Comment expliquez-vous le succès de votre entreprise et le retour en vogue du poulet en général ?

Le succès du poulet rôti, c’est l’envie d’un retour à la simplicité, à la convivialité et au partage. Et puis, on nous dit de manger moins de viande rouge, on nous parle du bien-être des animaux… Après, si les chefs prennent nos volailles, c’est que le produit est bon. Ils souhaitent de plus en plus travailler des produits locaux de qualité et plus simplement se fournir à Rungis. Lorsqu’ils goûtent, qu’ils viennent voir notre élevage, ils sont vite convaincus. Car notre job est très compliqué ; il n’est pas très rentable. Si je voulais vraiment gagner ma vie, je me lancerais dans l’élevage industriel. Mais le but, c’est de faire un bon produit qui plaise. Et puis moi, j’aime mes poulets ! Rentrer dans un poulailler, cela m’émeut toujours.
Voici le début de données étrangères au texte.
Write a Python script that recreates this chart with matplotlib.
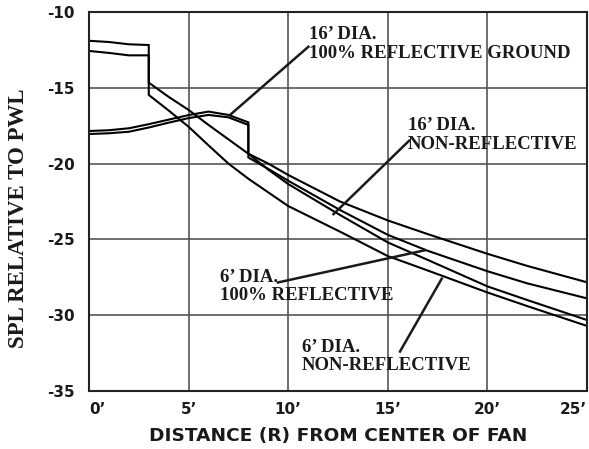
import matplotlib.pyplot as plt

# 16' dia, 100% reflective ground
x_16_refl = [0, 1, 2, 3, 4, 5, 6, 7, 8, 8, 9, 10, 12.6, 15, 17, 20, 22, 25]
y_16_refl = [-17.85, -17.8, -17.67, -17.4, -17.1, -16.8, -16.57, -16.79, -17.28,
             -19.35, -20.0, -20.75, -22.5, -23.75, -24.65, -25.95, -26.75, -27.83]

# 16' dia, non-reflective
x_16_non = [0, 1, 2, 3, 4, 5, 6, 7, 8, 8, 9, 10, 12.6, 15, 17, 20, 22, 25]
y_16_non = [-18.05, -18.0, -17.9, -17.62, -17.3, -17.0, -16.79, -16.95, -17.45,
            -19.6, -20.35, -21.13, -23.06, -24.7, -25.75, -27.1, -27.9, -28.89]

# 6' dia, 100% reflective
x_6_refl = [0, 1, 2, 3, 3, 4, 5, 6, 7, 8, 9, 10, 12.6, 15, 17, 20, 22, 25]
y_6_refl = [-11.9, -11.98, -12.13, -12.18, -14.66, -15.6, -16.46, -17.45, -18.4,
            -19.35, -20.4, -21.35, -23.39, -25.2, -26.35, -28.1, -29.0, -30.32]

# 6' dia, non-reflective
x_6_non = [0, 1, 2, 3, 3, 4, 5, 6, 7, 8, 9, 10, 12.6, 15, 17, 20, 22, 25]
y_6_non = [-12.57, -12.7, -12.86, -12.86, -15.47, -16.5, -17.57, -18.8, -20.0,
           -21.0, -21.9, -22.8, -24.49, -26.1, -27.05, -28.5, -29.4, -30.71]

x_ticks = [0, 5, 10, 15, 20, 25]
x_tick_labels = ["0\u2019", "5\u2019", "10\u2019", "15\u2019", "20\u2019", "25\u2019"]
y_ticks = [-35, -30, -25, -20, -15, -10]

# (label, text anchor, pointer start, pointer end)
callouts = [
    ("16\u2019 DIA.\n100% REFLECTIVE GROUND", (11.05, -10.95), (11.06, -12.24), (7.08, -16.79)),
    ("16\u2019 DIA.\nNON-REFLECTIVE", (16.0, -16.95), (16.11, -18.44), (12.23, -23.39)),
    ("6\u2019 DIA.\n100% REFLECTIVE", (6.6, -26.95), (9.42, -27.86), (16.92, -25.7)),
    ("6\u2019 DIA.\nNON-REFLECTIVE", (10.7, -31.55), (15.58, -32.47), (17.74, -27.52)),
]

fig = plt.figure(figsize=(5.89, 4.49), dpi=100)
ax = fig.add_axes([0.1511, 0.1292, 0.8455, 0.8441])

lw = 1.5
for xs, ys in [(x_16_refl, y_16_refl), (x_16_non, y_16_non),
               (x_6_refl, y_6_refl), (x_6_non, y_6_non)]:
    ax.plot(xs, ys, color='black', lw=lw, solid_joinstyle='miter')

serif = ['Liberation Serif', 'DejaVu Serif']
for text, (tx, ty), (x0, y0), (x1, y1) in callouts:
    ax.text(tx, ty, text, fontsize=13.5, fontweight='bold', family=serif,
            va='top', ha='left', linespacing=1.1, color='#1a1a1a')
    ax.plot([x0, x1], [y0, y1], color='#1a1a1a', lw=1.8, solid_capstyle='butt')

ax.set_xlim(0, 25)
ax.set_ylim(-35, -10)
ax.set_xticks(x_ticks)
ax.set_xticklabels(x_tick_labels)
ax.set_yticks(y_ticks)
ax.set_yticklabels([str(v) for v in y_ticks])
ax.tick_params(length=0, labelsize=11, pad=10)
ax.tick_params(axis='x', pad=8)
for lab in ax.get_xticklabels() + ax.get_yticklabels():
    lab.set_family('DejaVu Sans')
    lab.set_fontweight('bold')
    lab.set_color('#1a1a1a')
xl = ax.get_xticklabels()
xl[0].set_ha('left')
xl[-1].set_ha('right')

ax.grid(True, color='#555555', lw=1.2)
for sp in ax.spines.values():
    sp.set_linewidth(1.5)
    sp.set_color('#222222')

ax.set_xlabel("DISTANCE (R) FROM CENTER OF FAN", fontsize=13.3, fontweight='bold',
              family='DejaVu Sans', labelpad=7, color='#1a1a1a')
ax.set_ylabel("SPL RELATIVE TO PWL", fontsize=16.5, fontweight='bold',
              family=serif, color='#1a1a1a')
ax.yaxis.set_label_coords(-0.12, 0.456)

fig.savefig('out.png', dpi=100)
Quel sont les futurs projets de La pouletterie ?

Nous ne dépasserons pas une certaine quantité. C’est toujours le même problème, si on franchit un cap, on ne peut plus être naturel. Nous allons donc diversifier notre activité. Depuis six mois, nous avons commencé à travailler le cochon piétrain-duroc, que nous élevons aussi en liberté. Nous allons aussi varier les races de volailles. Nous allons notamment lancer la Faverolles, qu’adorait Louis XVI et pour laquelle nous avons déjà les parents reproducteurs, et donc nos propres poussins. Bientôt, nous relancerons aussi une vieille race ardennaise…

Quel est l’impact du confinement des volailles sur votre élevage ?
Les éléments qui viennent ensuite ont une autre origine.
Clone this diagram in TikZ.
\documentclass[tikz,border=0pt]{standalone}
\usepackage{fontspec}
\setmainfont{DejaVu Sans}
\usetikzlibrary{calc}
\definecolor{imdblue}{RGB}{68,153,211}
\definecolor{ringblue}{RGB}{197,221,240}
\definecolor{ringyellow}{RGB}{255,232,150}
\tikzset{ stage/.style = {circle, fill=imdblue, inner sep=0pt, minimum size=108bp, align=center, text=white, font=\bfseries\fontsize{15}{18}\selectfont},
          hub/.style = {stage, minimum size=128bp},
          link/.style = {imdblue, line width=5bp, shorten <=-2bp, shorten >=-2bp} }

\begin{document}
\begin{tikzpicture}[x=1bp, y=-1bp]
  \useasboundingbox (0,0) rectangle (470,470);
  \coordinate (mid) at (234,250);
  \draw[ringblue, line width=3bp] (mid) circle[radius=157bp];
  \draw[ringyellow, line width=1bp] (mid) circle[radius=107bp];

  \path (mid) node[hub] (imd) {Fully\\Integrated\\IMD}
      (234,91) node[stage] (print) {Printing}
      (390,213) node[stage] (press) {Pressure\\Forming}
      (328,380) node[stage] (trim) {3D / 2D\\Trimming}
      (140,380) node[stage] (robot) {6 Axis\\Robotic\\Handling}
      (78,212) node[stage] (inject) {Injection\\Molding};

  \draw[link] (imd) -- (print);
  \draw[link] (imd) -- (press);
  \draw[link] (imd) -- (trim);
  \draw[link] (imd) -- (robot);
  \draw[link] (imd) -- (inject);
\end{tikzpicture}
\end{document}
Cela m’ennuie énormément mais on ne peut rien y faire. Le principe de précaution prévaut à l’Afsca. Nos volailles sont confinées depuis le 20 décembre et cela commence à faire long… Un lot entier de volailles ne verra pas la lumière du jour. Mais nous avons mis en place certaines choses. Tout d’abord, elles sont moins nombreuses à être enfermées et puis nous avons suspendu du foin pour les occuper. Nos ventes n’en souffrent pas car les chefs savent que nous n’y sommes pour rien.